‘Devout’ Donald Tsang paying for his own sins
The spectacular fall from grace of Donald Tsang, who portrayed himself as a devout Catholic, marks a high point for Hong Kong law
Sir Donald Tsang’s conviction and imprisonment for misconduct in public office marks a new low point in Hong Kong’s steadily decomposing civil society. That the rule of law remains intact, and that this venal man should finally be held accountable for his serial misdeeds, is the only positive side to this drawn-out, shabby saga.
Aside from disgracing his official position, Tsang’s pious insincerity should revolt any decent person. Affectedly parading his churchgoing Catholic persona, Tsang ostentatiously planned his official schedule around well-publicised attendances at daily Mass; presumably, as he muttered the responses and fingered his rosary, the hypocrite also schemed towards his next peculation.
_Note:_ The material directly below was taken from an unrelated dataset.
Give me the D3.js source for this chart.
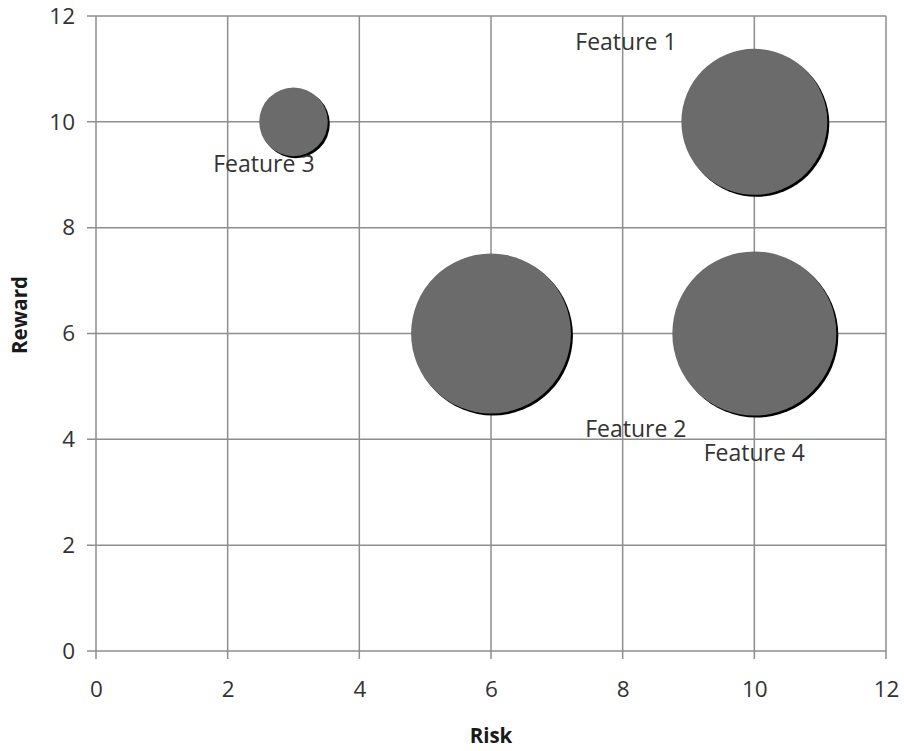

Clearly the Jesuit fathers at Wah Yan College, which Tsang attended, insufficiently catechised him, for so little basic sense of right and wrong to have developed.
In the minds of many Catholics – and other Christians – public adherence to their creed somehow qualifies them for special pleading when eventually caught out in wrongdoing. Various mitigation letters offered to the court made this belief abundantly clear. But surely, as a “devout Catholic”, as well as Hong Kong’s former top official, even higher standards must prevail for Tsang, rather than have further excuses made for him. All-but “elected” future chief executive Carrie Lam Cheng Yuet-ngor – also an ardent co-religionist – even described her former boss as her “role model”; let’s sincerely hope this is not the case!
Reasonable inference would suggest that Tsang’s conviction has further exposed the arrogant, carelessly displayed tip of Hong Kong’s much larger and more serious corruption/collusion iceberg. His tycoon enablers, their bagmen (and women) and certain curiously coincidental decisions made when he was chief secretary and chief executive, which materially benefitted certain local plutocrats, as well as the wider “House of Tsang”, could do with far closer examination than they have hitherto received.